**Job**
Set down all of the entries word for word, omitting the images they contain.

**Stored records**

+++++

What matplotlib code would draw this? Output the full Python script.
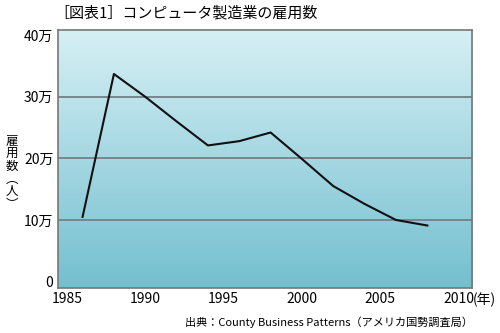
import numpy as np
import matplotlib
matplotlib.use("Agg")
import matplotlib.pyplot as plt
from matplotlib.colors import LinearSegmentedColormap

plt.rcParams['font.family'] = ['Noto Sans CJK JP', 'DejaVu Sans']

years = [1986, 1988, 1990, 1992, 1994, 1996, 1998, 2000, 2002, 2004, 2006, 2008]
employees = [105000, 337000, 300000, 260000, 221000, 228000, 242000, 199000,
             155000, 126000, 100000, 91000]

yticks = [0, 100000, 200000, 300000, 400000]
ytick_labels = ["0", "10万", "20万", "30万", "40万"]
xticks = [1985, 1990, 1995, 2000, 2005, 2010]
xtick_labels = ["1985", "1990", "1995", "2000", "2005", "2010"]

title = "［図表1］コンピュータ製造業の雇用数"
source = "出典：County Business Patterns（アメリカ国勢調査局）"

fig = plt.figure(figsize=(5, 3.33), dpi=100)
ax = fig.add_axes([0.115, 0.135, 0.829, 0.776])

xlim = (1984.4, 2010.85)
ylim = (-10500, 409000)

# gradient background, light at the top
grad = np.linspace(0, 1, 256).reshape(-1, 1)
cmap = LinearSegmentedColormap.from_list("bg", ["#d6f0f5", "#74bfcf"])
ax.imshow(grad, aspect='auto', cmap=cmap, origin='upper',
          extent=[xlim[0], xlim[1], ylim[0], ylim[1]], zorder=0)

for v in yticks[1:4]:
    ax.axhline(v, color="#76878d", lw=1.4, zorder=1)

ax.plot(years, employees, color="#111111", lw=1.5, zorder=3)

ax.set_xlim(xlim)
ax.set_ylim(ylim)
ax.set_yticks(yticks)
ax.set_yticklabels(ytick_labels)
ax.set_xticks(xticks)
ax.set_xticklabels(xtick_labels)
ax.tick_params(length=0, labelsize=10, pad=3)
for s in ax.spines.values():
    s.set_color("#777777")
    s.set_linewidth(1.2)

ax.annotate("(年)", xy=(2010, 0), xycoords=('data', 'axes fraction'),
            xytext=(10, -3), textcoords='offset points', ha='left', va='top',
            fontsize=10)

fig.text(0.108, 0.962, title, fontsize=10.8, ha='left', va='center')
fig.text(0.012, 0.48, "雇\n用\n数\n︵\n人\n︶", fontsize=9, ha='left', va='center',
         linespacing=0.95)
fig.text(0.946, 0.033, source, fontsize=8, ha='right', va='center')

fig.savefig("out.png", dpi=100)
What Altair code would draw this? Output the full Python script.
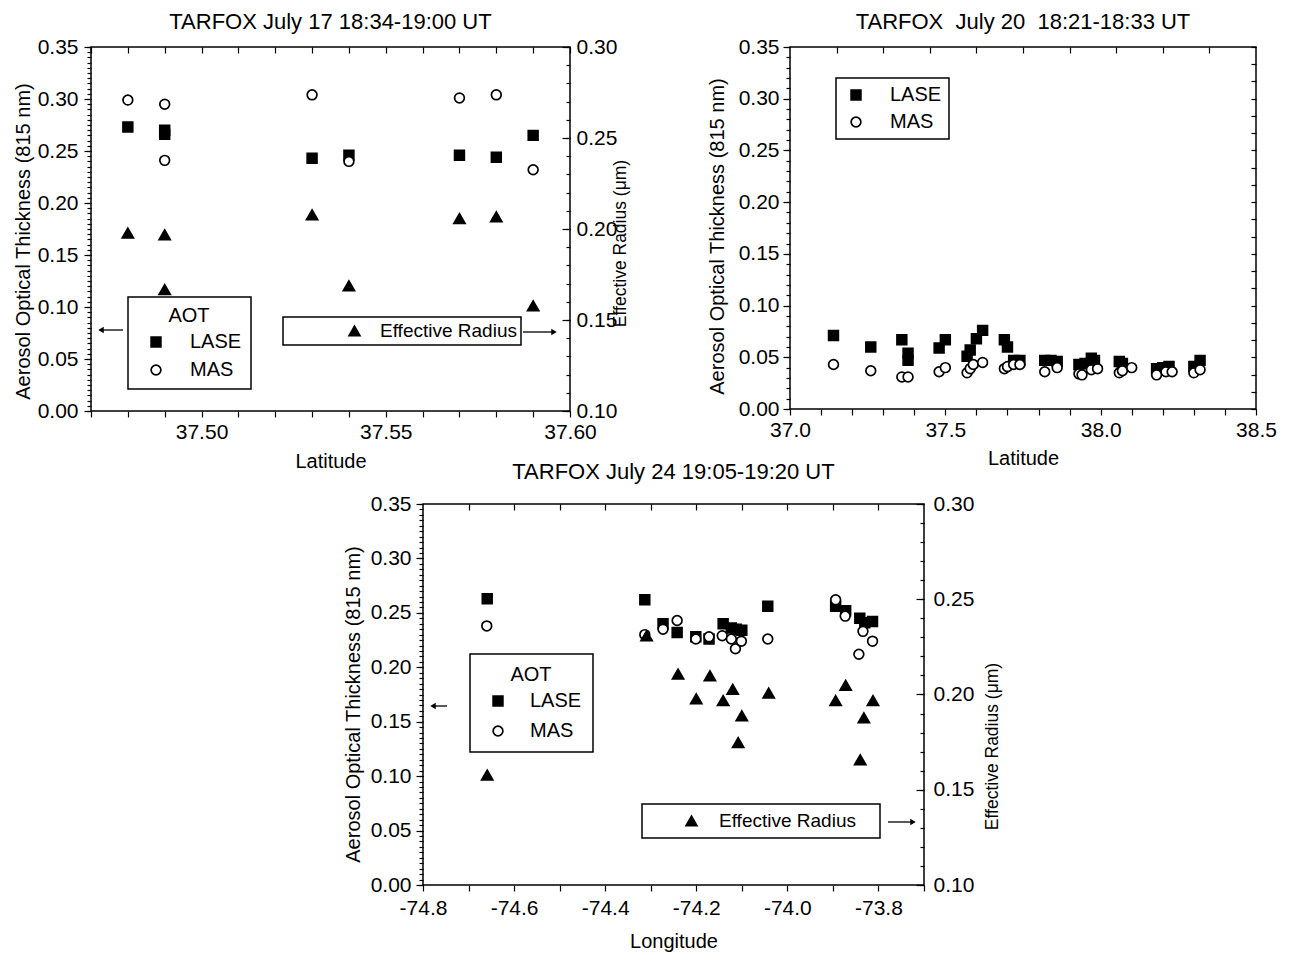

+++++

**Written response**
What matplotlib code would draw this? Output the full Python script.
import numpy as np
import matplotlib
matplotlib.use("Agg")
import matplotlib.pyplot as plt
from matplotlib.colors import LinearSegmentedColormap

plt.rcParams['font.family'] = ['Noto Sans CJK JP', 'DejaVu Sans']

years = [1986, 1988, 1990, 1992, 1994, 1996, 1998, 2000, 2002, 2004, 2006, 2008]
employees = [105000, 337000, 300000, 260000, 221000, 228000, 242000, 199000,
             155000, 126000, 100000, 91000]

yticks = [0, 100000, 200000, 300000, 400000]
ytick_labels = ["0", "10万", "20万", "30万", "40万"]
xticks = [1985, 1990, 1995, 2000, 2005, 2010]
xtick_labels = ["1985", "1990", "1995", "2000", "2005", "2010"]

title = "［図表1］コンピュータ製造業の雇用数"
source = "出典：County Business Patterns（アメリカ国勢調査局）"

fig = plt.figure(figsize=(5, 3.33), dpi=100)
ax = fig.add_axes([0.115, 0.135, 0.829, 0.776])

xlim = (1984.4, 2010.85)
ylim = (-10500, 409000)

# gradient background, light at the top
grad = np.linspace(0, 1, 256).reshape(-1, 1)
cmap = LinearSegmentedColormap.from_list("bg", ["#d6f0f5", "#74bfcf"])
ax.imshow(grad, aspect='auto', cmap=cmap, origin='upper',
          extent=[xlim[0], xlim[1], ylim[0], ylim[1]], zorder=0)

for v in yticks[1:4]:
    ax.axhline(v, color="#76878d", lw=1.4, zorder=1)

ax.plot(years, employees, color="#111111", lw=1.5, zorder=3)

ax.set_xlim(xlim)
ax.set_ylim(ylim)
ax.set_yticks(yticks)
ax.set_yticklabels(ytick_labels)
ax.set_xticks(xticks)
ax.set_xticklabels(xtick_labels)
ax.tick_params(length=0, labelsize=10, pad=3)
for s in ax.spines.values():
    s.set_color("#777777")
    s.set_linewidth(1.2)

ax.annotate("(年)", xy=(2010, 0), xycoords=('data', 'axes fraction'),
            xytext=(10, -3), textcoords='offset points', ha='left', va='top',
            fontsize=10)

fig.text(0.108, 0.962, title, fontsize=10.8, ha='left', va='center')
fig.text(0.012, 0.48, "雇\n用\n数\n︵\n人\n︶", fontsize=9, ha='left', va='center',
         linespacing=0.95)
fig.text(0.946, 0.033, source, fontsize=8, ha='right', va='center')

fig.savefig("out.png", dpi=100)
What Altair code would draw this? Output the full Python script.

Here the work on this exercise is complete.